Question: A triangular random variable, X, has probability density function (PDF) f(x) given by

\[f\left( x \right)=\left\{ \begin{aligned} & 2\left( 1-x \right)\,\,\,\,\text{if }0\le x\le 1 \\ & 0\,\,\,\,\,\,\,\,\,\,\,\,\,\,\,\,\,\,\text{otherwise} \\ \end{aligned} \right.\]

(a) Calculate the mean and variance of X.

(b) Suppose \({{X}_{1}}\) and \({{X}_{2}}\) are independent samples (copies) of X and \(Y={{X}_{1}}+{{X}_{2}}\). That is to say that \({{X}_{1}}\) and \({{X}_{2}}\) are independent random variables and each has the same density f. Find the PDF for Y.

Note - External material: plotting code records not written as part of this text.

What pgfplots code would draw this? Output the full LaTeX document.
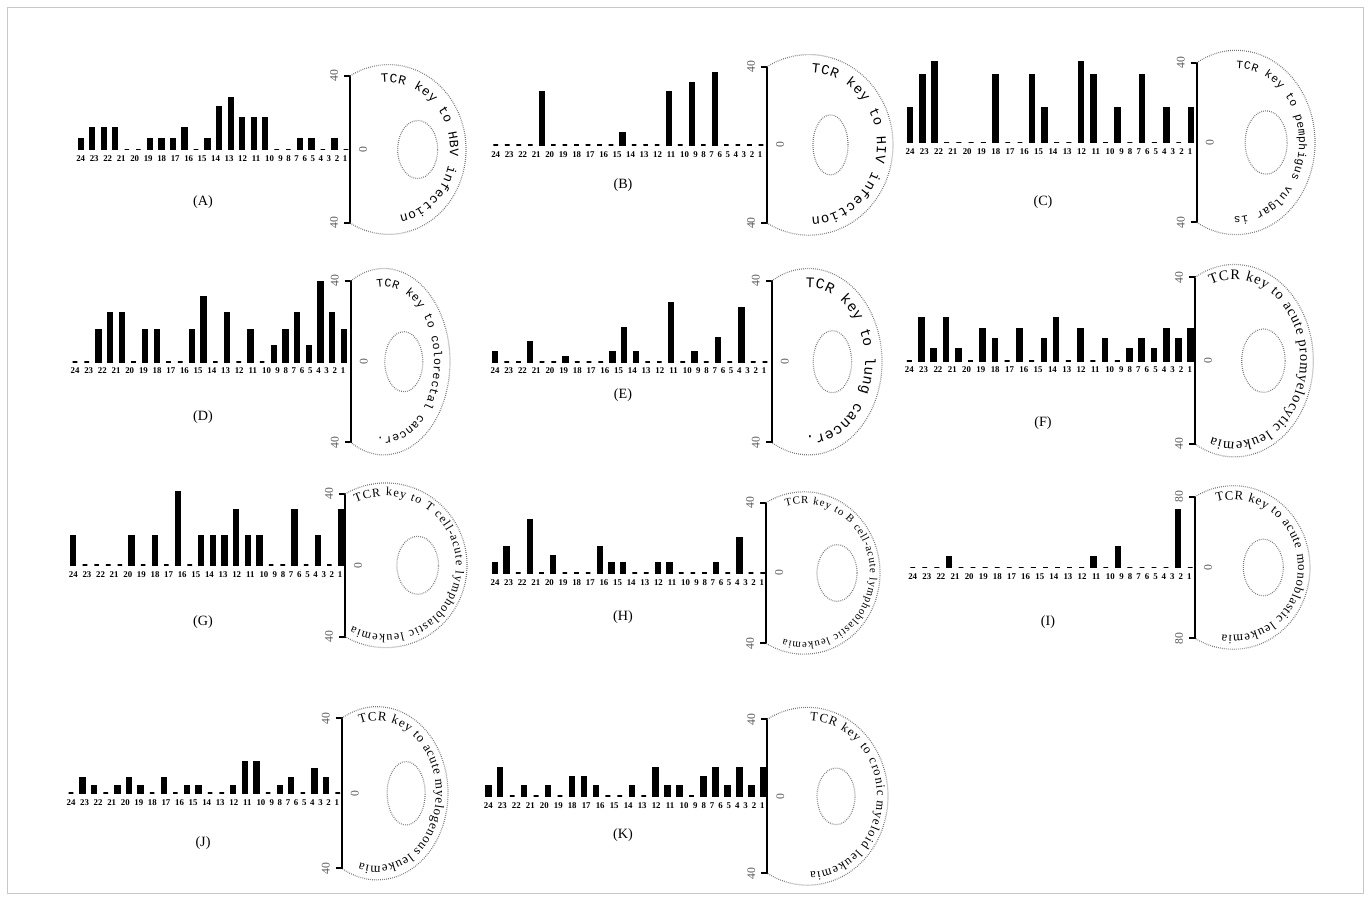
\documentclass[border=0pt]{standalone}
\usepackage{fontspec}
\setmainfont{Liberation Serif}
\setmonofont{Liberation Mono}
\usepackage{pgfplots}
\pgfplotsset{compat=1.18}
\usepackage{pgfplotstable}
\usetikzlibrary{decorations.text}

\pgfplotstableread{
k  A    B   C    D    E    F    G    H   I    J    K
0  6    0   17.6 0    5    0    16.5 6   0    0    5.5
1  12   0   34   0    0    20.5 0    15  0    8.4  14.7
2  12   0   40.5 16   0    5.6  0    0   0    4    0
3  12   0   0    24   10   20.5 0    30  12.3 0    5.5
4  0    27  0    24   0    5.6  0    0   0    4    0
5  0    0   0    0    0    0    16.5 10  0    8.4  5.5
6  6    0   0    16   2.5  15.5 0    0   0    4    0
7  6    0   34   16   0    10.4 16.5 0   0    0    10
8  6    0   0    0    0    0    0    0   0    8.4  10
9  12   0   0    0    0    15.5 41   15  0    0    5.5
10 0    0   34   16   5    0    0    5.5 0    4    0
11 6    6   17.6 32   17   10.4 16.5 5.5 0    4    0
12 23   0   0    0    5    20.5 16.5 0   0    0    5.5
13 28   0   0    24   0    0    16.5 0   0    0    0
14 17.5 0   40.5 0    0    15.5 31   5.5 0    4    14.7
15 17.5 27  34   16   29   0    16.5 5.5 12.3 17   5.5
16 17.5 0   0    0    0    10.4 16.5 0   0    17   5.5
17 0    32  17.6 8    5    0    0    0   23.4 0    0
18 0    0   0    16   0    5.6  0    0   0    4    10
19 6    37  34   24   12   10.4 31   5.5 0    8.4  14.7
20 6    0   0    8    0    5.6  0    0   0    0    5.5
21 0    0   17.6 39.5 26.5 15.5 16.5 20  0    12.8 14.7
22 6    0   0    24   0    10.4 0    0   65.5 8.4  5.5
23 0    0   17.6 16   0    15.5 31   0   0    0    14.7
}\data

\newcommand\pt[2]{({(#1)*0.6pt},{(900-(#2))*0.6pt})}
\newcommand\geom[7]{\def\pxa{#1}\def\pmid{#2}\def\ps{#3}\def\pcz{#4}\def\pcl{#5}\def\pymax{#6}\def\prr{#7}}
\newcommand\keyg[9]{\def\pidx{#1}\def\pirx{#2}\def\piry{#3}\def\pao{#4}\def\pat{#5}\def\pdx{#6}\def\pdy{#7}\def\plx{#8}\def\ply{#9}}
\tikzset{keydot/.style={draw=black!55, line width=0.7pt, dash pattern=on 0.45pt off 0.75pt}}

\newcommand\drawpanel[4]{%
  \pgfmathsetmacro\xu{(\pcl-\pcz)/23}%
  \pgfmathsetmacro\xupt{\xu*0.6}%
  \pgfmathsetmacro\yupt{\ps/\pymax*0.6}%
  \pgfmathsetmacro\xmaxv{(\pxa-\pcz)/\xu}%
  \pgfmathsetmacro\swx{(\pcz-0.5*\xu)*0.6}%
  \pgfmathsetmacro\swy{(900-\pmid-\ps)*0.6}%
  \begin{axis}[at={(\swx pt,\swy pt)}, anchor=south west,
    x=\xupt pt, y=\yupt pt, xmin=-0.5, xmax=\xmaxv, ymin=-\pymax, ymax=\pymax,
    axis y line=none, axis x line=middle, x axis line style={draw=none},
    hide obscured x ticks=false, clip=false,
    xtick={0,1.17,2.34,3.51,4.68,5.85,7.02,8.19,9.36,10.53,11.7,12.87,14.04,15.21,16.38,17.32,18.02,18.72,19.42,20.12,20.82,21.52,22.22,22.92},
    xticklabels={24,23,22,21,20,19,18,17,16,15,14,13,12,11,10,9,8,7,6,5,4,3,2,1},
    major tick length=0pt, xtick style={draw=none},
    xticklabel style={font=\fontsize{5.3}{5.3}\selectfont\bfseries, inner sep=0pt, anchor=north, yshift=-3.6pt},
    ytick=\empty]
  \addplot[ybar, bar width=0.4, fill=black, draw=black, line width=1pt] table[x=k, y=#1]{\data};
  \end{axis}
  % right axis
  \draw[line width=1.1pt] \pt{\pxa-6}{\pmid-\ps} -- \pt{\pxa}{\pmid-\ps} -- \pt{\pxa}{\pmid+\ps} -- \pt{\pxa-6}{\pmid+\ps};
  \node[rotate=90, text=black!65, font=\fontsize{7}{7}\selectfont, inner sep=0pt] at \pt{\pxa-16}{\pmid-\ps} {\pymax};
  \node[rotate=90, text=black!65, font=\fontsize{7}{7}\selectfont, inner sep=0pt] at \pt{\pxa-16}{\pmid+\ps} {\pymax};
  \node[rotate=90, text=black!65, font=\fontsize{7}{7}\selectfont, inner sep=0pt] at \pt{\pxa+13}{\pmid} {0};
  % key
  \pgfmathsetmacro\rxb{(\prr-\pxa)/1.5}%
  \pgfmathsetmacro\ryb{\ps/0.866}%
  \pgfmathsetmacro\cxb{\pxa+0.5*\rxb}%
  \pgfmathsetmacro\rxbpt{\rxb*0.6}%
  \pgfmathsetmacro\rybpt{\ryb*0.6}%
  \draw[keydot] \pt{\pxa}{\pmid-\ps} arc[start angle=120, end angle=-120, x radius=\rxbpt pt, y radius=\rybpt pt];
  \pgfmathsetmacro\irxpt{\pirx*0.6}%
  \pgfmathsetmacro\irypt{\piry*0.6}%
  \draw[keydot] \pt{\cxb+\pidx}{\pmid} ellipse[x radius=\irxpt pt, y radius=\irypt pt];
  \pgfmathsetmacro\rxt{\rxb-\pdx}%
  \pgfmathsetmacro\ryt{\ryb-\pdy}%
  \pgfmathsetmacro\rxtpt{\rxt*0.6}%
  \pgfmathsetmacro\rytpt{\ryt*0.6}%
  \pgfmathsetmacro\tsx{\cxb+\rxt*cos(\pao)}%
  \pgfmathsetmacro\tsy{\pmid-\ryt*sin(\pao)}%
  \path[decorate, decoration={text along path, text align=fit to path, text={|#4|#3}}]
    \pt{\tsx}{\tsy} arc[start angle=\pao, end angle=\pat, x radius=\rxtpt pt, y radius=\rytpt pt];
  \node[font=\fontsize{8.5}{9}\selectfont] at \pt{\plx}{\ply} {(#2)};
}

\begin{document}
\begin{tikzpicture}
\path \pt{0}{0} rectangle \pt{1370}{900};
\draw[black!22, line width=0.5pt] \pt{7}{7} rectangle \pt{1363}{893};

\geom{350}{149.5}{73.5}{80.7}{346}{40}{466}
\keyg{29}{20}{29}{97}{-80}{16}{18}{203}{202}
\drawpanel{A}{A}{TCR key to HBV infection}{\fontsize{7.7}{7.7}\selectfont\ttfamily}

\geom{767}{144.9}{78.2}{495.7}{761}{40}{893}
\keyg{21.5}{17.5}{30}{88}{-88}{16}{18}{623}{185}
\drawpanel{B}{B}{TCR key to HIV infection}{\fontsize{8.3}{8.3}\selectfont\ttfamily}

\geom{1196.7}{142.5}{79.8}{910}{1191}{40}{1315}
\keyg{30}{21}{31.7}{90}{-92}{16}{18}{1043}{202}
\drawpanel{C}{C}{TCR key to pemphigus vulgar is}{\fontsize{6.8}{6.8}\selectfont\ttfamily}

\geom{350.7}{361.7}{80.7}{75}{344}{40}{450}
\keyg{20}{19}{30}{98}{-98}{16}{18}{203}{417}
\drawpanel{D}{D}{TCR key to colorectal cancer.}{\fontsize{7}{7}\selectfont\ttfamily}

\geom{771.7}{361.7}{80.7}{495}{765}{40}{882}
\keyg{24}{19.2}{31}{93}{-93}{17}{19}{623}{395}
\drawpanel{E}{E}{TCR key to lung cancer.}{\fontsize{8.8}{8.8}\selectfont\ttfamily}

\geom{1195}{360.7}{83.3}{909.3}{1190.7}{40}{1313.3}
\keyg{29}{21.7}{31.7}{111}{-110}{13}{15}{1043}{423}
\drawpanel{F}{F}{TCR key to acute promyelocytic leukemia}{\fontsize{8.7}{8.7}\selectfont}

\geom{345}{565.3}{71.3}{73.3}{341}{40}{467}
\keyg{32}{20.8}{29}{115}{-118}{11}{13}{203}{622}
\drawpanel{G}{G}{TCR key to T cell-acute lymphoblastic leukemia}{\fontsize{7.3}{7.3}\selectfont}

\geom{766}{573}{70.3}{495}{762.7}{40}{880}
\keyg{33}{20}{28.3}{106}{-108}{10}{12}{623}{617}
\drawpanel{H}{H}{TCR key to B cell-acute lymphoblastic leukemia}{\fontsize{6.5}{6.5}\selectfont}

\geom{1195}{567.5}{70.8}{912.7}{1190.2}{80}{1310}
\keyg{30}{20}{28.3}{105}{-100}{12}{14}{1048}{622}
\drawpanel{I}{I}{TCR key to acute monoblastic leukemia}{\fontsize{7.7}{7.7}\selectfont}

\geom{341.7}{793.3}{75}{71}{337.7}{40}{448}
\keyg{29}{19}{31.7}{107}{-107}{12}{14}{203}{843}
\drawpanel{J}{J}{TCR key to acute myelogenous leukemia}{\fontsize{7.8}{7.8}\selectfont}

\geom{767.3}{796.3}{77}{488.3}{763.3}{40}{888}
\keyg{28.5}{19}{28.3}{88}{-88}{11}{13}{623}{835}
\drawpanel{K}{K}{TCR key to cronic myeloid leukemia}{\fontsize{7.6}{7.6}\selectfont}
\end{tikzpicture}
\end{document}
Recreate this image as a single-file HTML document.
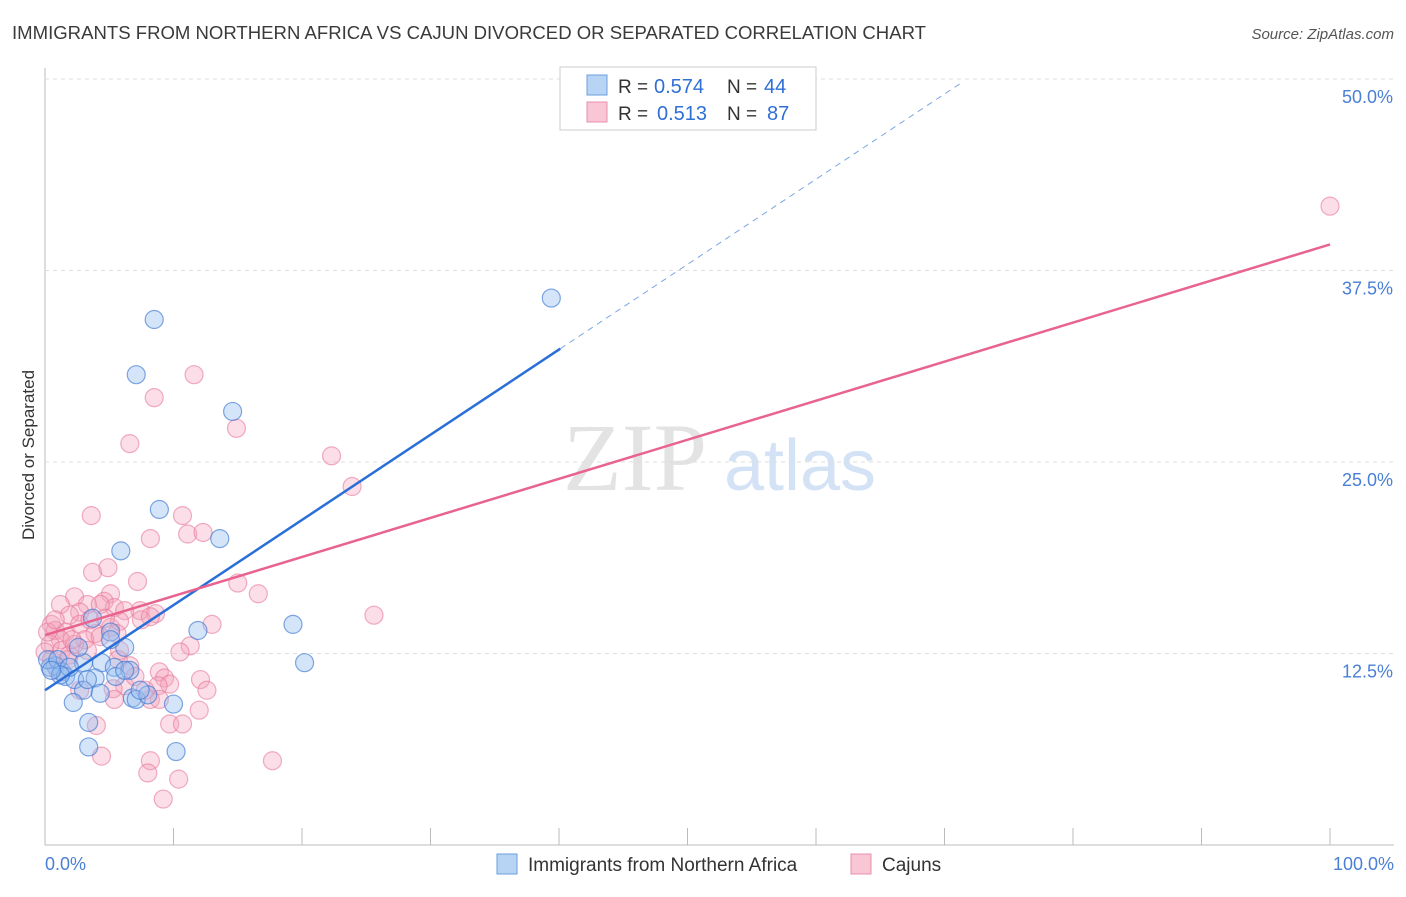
<!DOCTYPE html>
<html><head><meta charset="utf-8"><style>
body{margin:0;background:#fff;font-family:"Liberation Sans",sans-serif;}
</style></head><body>
<svg id="chart" width="1406" height="892" xmlns="http://www.w3.org/2000/svg">
<text x="12" y="39" font-size="18" fill="#3a3a3a" textLength="914" lengthAdjust="spacingAndGlyphs">IMMIGRANTS FROM NORTHERN AFRICA VS CAJUN DIVORCED OR SEPARATED CORRELATION CHART</text>
<text x="1394" y="39" font-size="15" fill="#555" font-style="italic" text-anchor="end">Source: ZipAtlas.com</text>
<text x="0" y="0" transform="translate(34,455) rotate(-90)" font-size="17" fill="#333" text-anchor="middle">Divorced or Separated</text>
<g><text x="635" y="490" font-size="96" fill="#d8d8d8" font-family="Liberation Serif,serif" text-anchor="middle" opacity="0.7">ZIP</text><text x="800" y="490" font-size="72" fill="#b8cff0" text-anchor="middle" opacity="0.6">atlas</text></g>
<g id="grid"></g><g id="marks"></g><g id="lines"></g>
<g>
<rect x="560" y="67" width="256" height="63" fill="#fff" stroke="#ccc"/>
<rect x="587" y="75" width="20" height="20" fill="#b8d4f5" stroke="#6a9ee0"/>
<rect x="587" y="102" width="20" height="20" fill="#f9c6d5" stroke="#ea8fab"/>
<text x="618" y="93" font-size="19" fill="#333">R =</text>
<text x="654" y="93" font-size="20" fill="#2f6fd6">0.574</text>
<text x="727" y="93" font-size="19" fill="#333">N =</text>
<text x="764" y="93" font-size="20" fill="#2f6fd6">44</text>
<text x="618" y="120" font-size="19" fill="#333">R =</text>
<text x="657" y="120" font-size="20" fill="#2f6fd6">0.513</text>
<text x="727" y="120" font-size="19" fill="#333">N =</text>
<text x="767" y="120" font-size="20" fill="#2f6fd6">87</text>
</g>
<g>
<rect x="497" y="854" width="20" height="20" fill="#b8d4f5" stroke="#6a9ee0"/>
<text x="528" y="871" font-size="19" fill="#333">Immigrants from Northern Africa</text>
<rect x="851" y="854" width="20" height="20" fill="#f9c6d5" stroke="#ea8fab"/>
<text x="882" y="871" font-size="19" fill="#333">Cajuns</text>
</g>
<text x="45" y="870" font-size="18" fill="#4a7fd6">0.0%</text>
<text x="1394" y="870" font-size="18" fill="#4a7fd6" text-anchor="end">100.0%</text>
</svg>
<script>
const yTicks=[12.5,25,37.5,50];
const yTickLabels=["12.5%","25.0%","37.5%","50.0%"];
const blueX=[8.5,7.1,14.6,39.4,8.9,13.6,5.9,19.3,20.2,11.9,6.2,5.1,3.7,3.0,4.4,0.8,1.3,0.4,1.6,2.3,3.9,5.4,6.6,3.0,4.3,2.2,6.8,7.1,10.0,8.0,3.4,3.4,10.2,0.2,1.0,1.9,5.1,5.5,6.2,2.6,1.2,3.3,7.4,0.5];
const blueY=[34.3,30.7,28.3,35.7,21.9,20.0,19.2,14.4,11.9,14.0,12.9,13.9,14.8,11.9,11.9,11.7,11.3,11.6,11.0,10.8,10.9,11.6,11.4,10.1,9.9,9.3,9.6,9.5,9.2,9.8,8.0,6.4,6.1,12.1,12.1,11.6,13.4,11.0,11.4,12.9,11.1,10.8,10.1,11.4];
const pinkX=[100,11.6,8.5,14.9,6.6,22.3,23.9,3.6,10.7,11.1,12.3,8.2,3.7,4.9,7.2,15.0,16.6,25.6,2.3,1.2,5.1,4.6,5.4,3.3,4.3,7.4,8.6,6.2,2.7,1.9,0.5,0.8,1.6,2.7,3.9,3.1,5.1,5.8,5.6,7.5,8.2,13.0,11.3,10.5,4.3,1.2,0.4,0,0.5,1.3,1.9,2.3,5.8,6.6,8.9,9.3,9.7,8.8,12.1,12.6,6.2,8.2,8.9,7.0,5.7,5.3,4.0,9.7,10.7,12.0,4.4,8.2,8.0,10.4,9.2,17.7,1.0,0.2,1.8,3.3,3.5,4.7,7.8,5.4,0.8,2.1,2.7];
const pinkY=[41.7,30.7,29.2,27.2,26.2,25.4,23.4,21.5,21.5,20.3,20.4,20.0,17.8,18.1,17.2,17.1,16.4,15.0,16.2,15.7,16.4,15.9,15.5,15.7,15.7,15.3,15.1,15.3,15.2,15.0,14.4,14.0,13.9,14.4,13.8,13.4,14.2,14.6,13.8,14.7,14.9,14.4,13.0,12.6,13.6,13.4,13.1,12.6,12.1,12.7,12.4,13.1,12.7,11.7,11.3,10.9,10.5,10.4,10.8,10.1,10.4,9.5,9.5,11.0,12.1,10.2,7.8,7.9,7.9,8.8,5.8,5.5,4.7,4.3,3.0,5.5,11.4,13.9,12.1,12.7,14.7,14.8,10.1,9.5,14.7,13.4,10.1];
const blueTrend=[10.1,0.556]; const pinkTrend=[13.7,0.255];
const X0=45,X1=1330,Y0=845,PXY=15.32;
const sx=v=>X0+(v/100)*(X1-X0), sy=v=>Y0-v*PXY;
const NS="http://www.w3.org/2000/svg";
function mk(tag,attrs,parent){const e=document.createElementNS(NS,tag);for(const k in attrs)e.setAttribute(k,attrs[k]);parent.appendChild(e);return e;}
const grid=document.getElementById('grid');
let ax=mk('line',{x1:45,y1:68,x2:45,y2:845,stroke:'#bbb'},grid);


let bx=mk('line',{x1:45,y1:845,x2:1394,y2:845,stroke:'#bbb'},grid);


for(let i=1;i<=10;i++){const t=mk('line',{x1:45+i*128.5,y1:828,x2:45+i*128.5,y2:845,stroke:'#bbb'},grid);

}
yTicks.forEach((v,i)=>{const g=mk('line',{x1:45,y1:sy(v),x2:1394,y2:sy(v),stroke:'#ddd','stroke-dasharray':'4 4'},grid);


const t=mk('text',{x:1393,y:sy(v)+24,'font-size':18,fill:'#4a7fd6','text-anchor':'end'},grid);t.textContent=yTickLabels[i];

});
const marks=document.getElementById('marks');
pinkX.forEach((x,i)=>{const c=mk('circle',{cx:sx(x),cy:sy(pinkY[i]),r:9,fill:'rgba(244,160,186,0.35)',stroke:'rgba(232,120,155,0.6)','stroke-width':1.2},marks);

});
blueX.forEach((x,i)=>{const c=mk('circle',{cx:sx(x),cy:sy(blueY[i]),r:9,fill:'rgba(150,190,240,0.4)',stroke:'rgba(60,120,210,0.65)','stroke-width':1.2},marks);

});
const lines=document.getElementById('lines');
const f=(t,x)=>t[0]+t[1]*x;
let l1=mk('line',{x1:sx(0),y1:sy(f(blueTrend,0)),x2:sx(40.1),y2:sy(f(blueTrend,40.1)),stroke:'#2a6fd8','stroke-width':2.5},lines);


let l2=mk('line',{x1:sx(40.1),y1:sy(f(blueTrend,40.1)),x2:sx(71.2),y2:sy(f(blueTrend,71.2)),stroke:'#7aa6e6','stroke-width':1,'stroke-dasharray':'6 5'},lines);


let l3=mk('line',{x1:sx(0),y1:sy(f(pinkTrend,0)),x2:sx(100),y2:sy(f(pinkTrend,100)),stroke:'#e8648e','stroke-width':2.5},lines);


</script>
</body></html>
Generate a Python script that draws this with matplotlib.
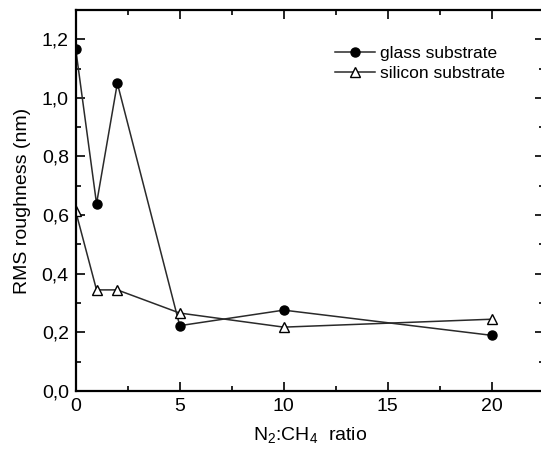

(c) Calculate the mean and variance of Y without using the formula for its PDF. Calculate the mean and variance from appropriate integrals involving the PDF of Y. The answers should be the same.

(d) Find P(Y> 1).

(e) Suppose \({{X}_{1}},{{X}_{2}},....,{{X}_{100}}\) are independent samples of X. Estimate \(\Pr \left( {{X}_{1}}+{{X}_{2}}+...+{{X}_{100}}>34 \right)\) using the central limit theorem. You will need access to standard normal probabilities either through a table or a calculator or computer program.